Opinion: Multitasking on the iPad – you're doing it wrong
19 April 2016, 11:00
Over at TechCrunch there’s an interesting headline: Live video viewing up 86% over last year in MLB’s At Bat app, thanks to the addition of multitasking. Everything you need to know is right there – MLB’s At Bat app has increased live viewing of the sport thanks to multitasking on the iPad, whereby you can watch a video stream in a corner of the screen while doing other things.
It’s a superb example of how multitasking on an iPad (i.e. within iOS) is not a straight copy of the old way of working that’s been around for maybe 40 years.
Traditionally, multitasking on the desktop is a kind of augmentation – a boost for user efficiency. I might position the Mail and word processor windows side-by-side, for example, so I can copy text into a new document. I might have the Contacts app behind one of these in order to look somebody up, and so on, without my workflow suffering.
The key thing here is that multitasking helps me focus on one main task: doing a part of my job. Sure, I might have iTunes playing music in the background, but most apps I have open at any one time are open to let me do one single thing more efficiently.

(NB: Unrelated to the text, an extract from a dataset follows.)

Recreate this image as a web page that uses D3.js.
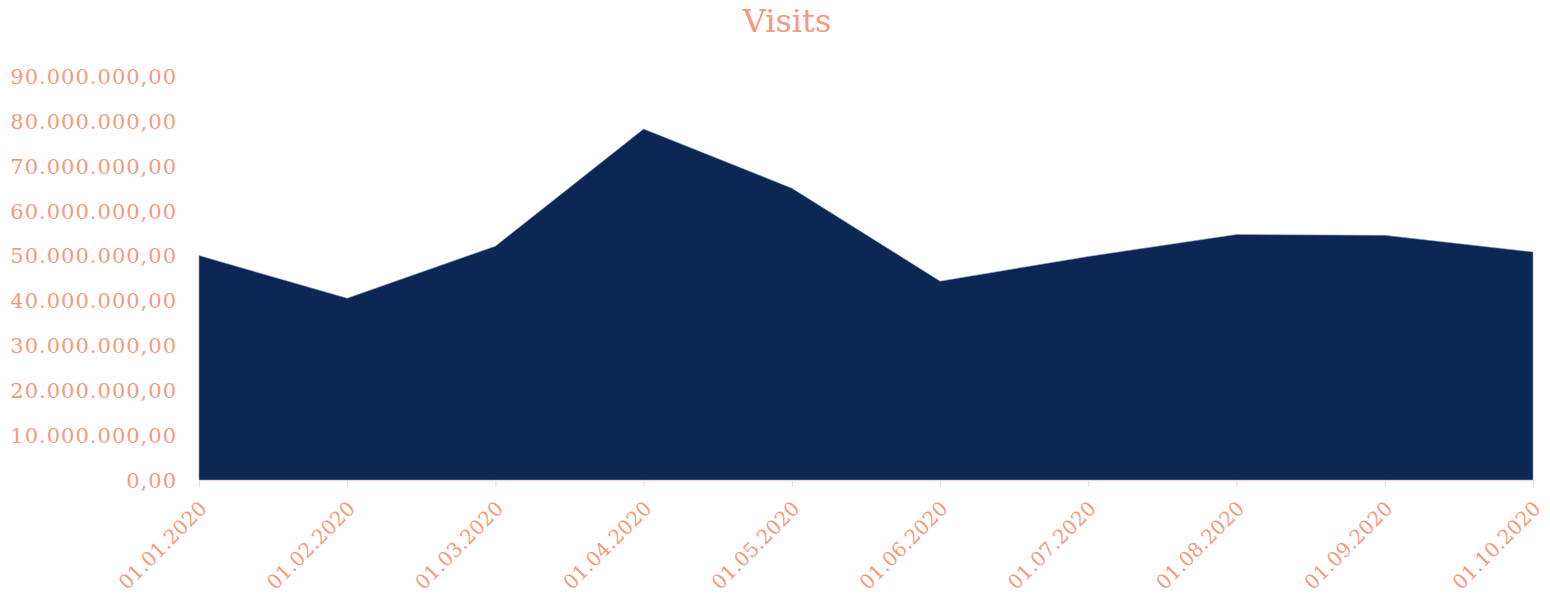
<!DOCTYPE html>
<html>
<head>
<meta charset="utf-8">
<script src="https://cdn.jsdelivr.net/npm/d3@7"></script>
<style>
  body { margin: 0; background: #fff; }
  .axis text { font-family: "DejaVu Serif", serif; fill: #f59a7c; }
</style>
</head>
<body>
<div id="chart"></div>
<script>
const dates = ["01.01.2020", "01.02.2020", "01.03.2020", "01.04.2020", "01.05.2020",
  "01.06.2020", "01.07.2020", "01.08.2020", "01.09.2020", "01.10.2020"];
const visits = [50000000, 40500000, 52100000, 78200000, 65000000,
  44300000, 49800000, 54700000, 54500000, 50800000];
const yTicks = [0, 10000000, 20000000, 30000000, 40000000, 50000000,
  60000000, 70000000, 80000000, 90000000];

const W = 1550, H = 599;
const margin = {top: 76, right: 17, bottom: 119, left: 199};
const width = W - margin.left - margin.right;
const height = H - margin.top - margin.bottom;

const svg = d3.select("#chart").append("svg")
  .attr("width", W)
  .attr("height", H);

svg.append("text")
  .attr("x", 787)
  .attr("y", 32)
  .attr("text-anchor", "middle")
  .style("font-family", "DejaVu Serif, serif")
  .style("font-size", "32px")
  .style("fill", "#f59a7c")
  .text("Visits");

const g = svg.append("g")
  .attr("transform", "translate(" + margin.left + "," + margin.top + ")");

const x = d3.scalePoint().domain(dates).range([0, width]);
const y = d3.scaleLinear().domain([0, 90000000]).range([height, 0]);

// german style number: 90.000.000,00
const fmt = function (v) {
  const s = d3.format(",.2f")(v);
  return s.replace(/,/g, "#").replace(".", ",").replace(/#/g, ".");
};

const area = d3.area()
  .x(function (d, i) { return x(dates[i]); })
  .y0(height)
  .y1(function (d) { return y(d); });

g.append("path")
  .attr("d", area(visits))
  .attr("fill", "#0c2753")
  .attr("stroke", "#8a9cb8")
  .attr("stroke-width", 0.6);

const yAxis = g.append("g")
  .attr("class", "axis")
  .call(d3.axisLeft(y).tickValues(yTicks).tickFormat(fmt).tickSize(0).tickPadding(22));
yAxis.select(".domain").remove();
yAxis.selectAll("text")
  .style("font-size", "21px")
  .style("letter-spacing", "1px")
  .attr("dy", "0.35em");

const xAxis = g.append("g")
  .attr("class", "axis")
  .attr("transform", "translate(0," + height + ")")
  .call(d3.axisBottom(x).tickSize(7).tickSizeOuter(0));
xAxis.select(".domain").attr("stroke", "#f6d3c6");
xAxis.selectAll(".tick line").attr("stroke", "#f6d3c6");
xAxis.selectAll("text")
  .style("font-size", "20px")
  .attr("text-anchor", "end")
  .attr("dx", "-0.75em")
  .attr("dy", "0.85em")
  .attr("transform", "rotate(-45)");
</script>
</body>
</html>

With the iPad, we’re in an era of lifestyle multitasking. To use the example above of MLB, we can keep an eye on sports while we do just about anything else – chat, answer email, tap in a word processor, or even play a game. I might tap away writing a blog post while keeping sports open. I might use split screen to keep Messages open so I can chat to my wife while writing journalism.
This is a cultural more than a technological difference.

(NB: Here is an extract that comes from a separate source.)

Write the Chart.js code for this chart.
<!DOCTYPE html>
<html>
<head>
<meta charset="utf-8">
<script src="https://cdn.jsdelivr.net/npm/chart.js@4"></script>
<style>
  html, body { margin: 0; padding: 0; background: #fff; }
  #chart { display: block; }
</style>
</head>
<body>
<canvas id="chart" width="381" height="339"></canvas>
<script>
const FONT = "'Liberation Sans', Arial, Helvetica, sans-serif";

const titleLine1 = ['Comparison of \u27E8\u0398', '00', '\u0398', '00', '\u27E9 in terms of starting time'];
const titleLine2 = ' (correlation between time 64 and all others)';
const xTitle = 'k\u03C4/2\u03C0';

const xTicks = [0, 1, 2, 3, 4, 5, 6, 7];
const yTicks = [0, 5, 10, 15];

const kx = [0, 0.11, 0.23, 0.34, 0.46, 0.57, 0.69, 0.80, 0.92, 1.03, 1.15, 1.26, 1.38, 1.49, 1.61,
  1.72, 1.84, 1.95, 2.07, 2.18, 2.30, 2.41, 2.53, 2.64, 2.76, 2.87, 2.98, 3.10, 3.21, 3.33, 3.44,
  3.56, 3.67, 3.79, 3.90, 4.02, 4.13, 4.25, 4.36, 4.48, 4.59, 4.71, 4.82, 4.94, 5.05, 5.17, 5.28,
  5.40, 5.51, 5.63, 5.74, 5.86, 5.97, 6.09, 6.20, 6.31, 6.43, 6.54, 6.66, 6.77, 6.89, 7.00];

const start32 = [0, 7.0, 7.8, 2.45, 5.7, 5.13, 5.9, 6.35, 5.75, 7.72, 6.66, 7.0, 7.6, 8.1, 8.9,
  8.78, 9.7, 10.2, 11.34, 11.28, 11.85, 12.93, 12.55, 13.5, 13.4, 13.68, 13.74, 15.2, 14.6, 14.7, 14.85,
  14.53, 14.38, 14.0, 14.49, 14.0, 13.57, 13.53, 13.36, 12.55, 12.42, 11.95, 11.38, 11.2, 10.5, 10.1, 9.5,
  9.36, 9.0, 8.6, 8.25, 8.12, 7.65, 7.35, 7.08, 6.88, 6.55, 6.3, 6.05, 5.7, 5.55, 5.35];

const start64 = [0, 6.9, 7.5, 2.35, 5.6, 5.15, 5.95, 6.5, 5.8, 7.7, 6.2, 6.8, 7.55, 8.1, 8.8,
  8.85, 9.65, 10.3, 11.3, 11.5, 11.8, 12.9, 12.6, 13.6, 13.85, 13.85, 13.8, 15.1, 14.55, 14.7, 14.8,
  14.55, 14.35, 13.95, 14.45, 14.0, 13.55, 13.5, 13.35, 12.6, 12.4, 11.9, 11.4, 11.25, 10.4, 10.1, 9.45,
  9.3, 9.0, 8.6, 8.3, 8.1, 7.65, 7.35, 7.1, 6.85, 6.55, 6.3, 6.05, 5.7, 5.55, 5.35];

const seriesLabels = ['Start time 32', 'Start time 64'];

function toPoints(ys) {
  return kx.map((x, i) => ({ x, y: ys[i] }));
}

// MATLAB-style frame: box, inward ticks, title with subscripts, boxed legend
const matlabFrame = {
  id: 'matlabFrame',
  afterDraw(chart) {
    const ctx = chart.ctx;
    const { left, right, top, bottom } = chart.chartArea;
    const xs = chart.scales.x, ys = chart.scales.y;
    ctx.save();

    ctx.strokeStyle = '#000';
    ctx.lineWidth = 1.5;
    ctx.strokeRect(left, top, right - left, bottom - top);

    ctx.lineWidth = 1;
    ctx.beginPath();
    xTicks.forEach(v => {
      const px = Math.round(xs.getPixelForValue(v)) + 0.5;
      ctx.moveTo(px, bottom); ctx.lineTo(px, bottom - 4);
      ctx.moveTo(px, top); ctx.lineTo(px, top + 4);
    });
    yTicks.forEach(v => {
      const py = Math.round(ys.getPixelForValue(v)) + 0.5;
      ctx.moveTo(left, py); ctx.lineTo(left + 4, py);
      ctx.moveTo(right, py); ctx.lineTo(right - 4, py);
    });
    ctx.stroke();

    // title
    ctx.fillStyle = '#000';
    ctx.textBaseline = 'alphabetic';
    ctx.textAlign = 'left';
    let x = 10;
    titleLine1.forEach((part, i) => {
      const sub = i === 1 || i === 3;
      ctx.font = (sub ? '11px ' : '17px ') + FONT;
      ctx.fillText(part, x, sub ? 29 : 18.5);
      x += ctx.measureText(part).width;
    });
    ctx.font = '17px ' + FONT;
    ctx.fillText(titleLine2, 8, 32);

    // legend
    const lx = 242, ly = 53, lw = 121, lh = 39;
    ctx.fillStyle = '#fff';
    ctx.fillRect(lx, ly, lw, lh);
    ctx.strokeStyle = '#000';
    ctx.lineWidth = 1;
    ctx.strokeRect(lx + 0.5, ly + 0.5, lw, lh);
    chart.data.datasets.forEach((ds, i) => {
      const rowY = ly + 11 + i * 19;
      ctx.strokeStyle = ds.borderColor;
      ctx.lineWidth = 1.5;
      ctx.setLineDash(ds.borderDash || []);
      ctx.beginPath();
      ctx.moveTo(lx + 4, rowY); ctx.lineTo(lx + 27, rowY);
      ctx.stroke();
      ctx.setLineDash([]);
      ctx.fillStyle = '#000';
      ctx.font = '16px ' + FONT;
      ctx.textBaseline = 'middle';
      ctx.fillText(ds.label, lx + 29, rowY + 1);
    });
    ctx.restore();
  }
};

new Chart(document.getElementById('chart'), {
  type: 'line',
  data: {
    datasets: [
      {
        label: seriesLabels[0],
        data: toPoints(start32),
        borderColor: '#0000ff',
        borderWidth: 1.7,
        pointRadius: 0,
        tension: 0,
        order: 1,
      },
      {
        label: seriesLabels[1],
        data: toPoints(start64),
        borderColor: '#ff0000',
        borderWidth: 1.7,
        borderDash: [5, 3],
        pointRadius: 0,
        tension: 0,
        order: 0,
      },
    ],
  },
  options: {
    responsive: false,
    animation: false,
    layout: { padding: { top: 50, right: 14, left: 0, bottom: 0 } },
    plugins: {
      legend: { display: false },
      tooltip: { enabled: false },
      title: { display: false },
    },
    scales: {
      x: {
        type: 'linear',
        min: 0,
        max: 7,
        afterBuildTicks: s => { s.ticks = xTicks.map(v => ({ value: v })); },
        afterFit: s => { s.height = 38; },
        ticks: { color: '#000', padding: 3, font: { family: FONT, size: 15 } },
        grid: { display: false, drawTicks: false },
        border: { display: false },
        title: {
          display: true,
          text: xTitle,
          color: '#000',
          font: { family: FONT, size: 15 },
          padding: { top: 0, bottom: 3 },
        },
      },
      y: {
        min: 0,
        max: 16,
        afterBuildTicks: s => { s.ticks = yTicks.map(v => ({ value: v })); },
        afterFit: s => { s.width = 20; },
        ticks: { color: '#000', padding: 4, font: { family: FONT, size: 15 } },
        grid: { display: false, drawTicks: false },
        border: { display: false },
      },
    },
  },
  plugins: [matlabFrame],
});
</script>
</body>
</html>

It’s no secret that the plurality of technology has forced us to evolve. Back in the 1980s, if the TV was turned on then it took all our attention. Things have changed. Nowadays we use our iPhones or iPads while watching TV to do loads of other things simultaneously: tweet or check email, or play games.
The multitasking feature of the iPad is right there catering for this. You want to watch Netflix while you chat to friends? Go right ahead. Want to check Tinder while you watch Doctor Who? Use split screen, and mix and match. It’ll keep up with you.
Next time you hear an argument that the multitasking experience on the iPad is wrong, or too weak, bear this in mind. It’s not about helping you do one main task better. It’s about keeping up with your life. And as iOS multitasking evolves, we’ll see more of a push in this direction. Right now at Apple somebody is wracking their brains trying to figure out how an iPad can let the user easily switch between three or perhaps more lifestyle tasks. That’s a really hard puzzle to solve – but if anybody can, Apple can.
The iPad’s multitasking is designed for the here and now, as well as the future, and not for computing as it was 30 or 40 years ago. Bravo Apple.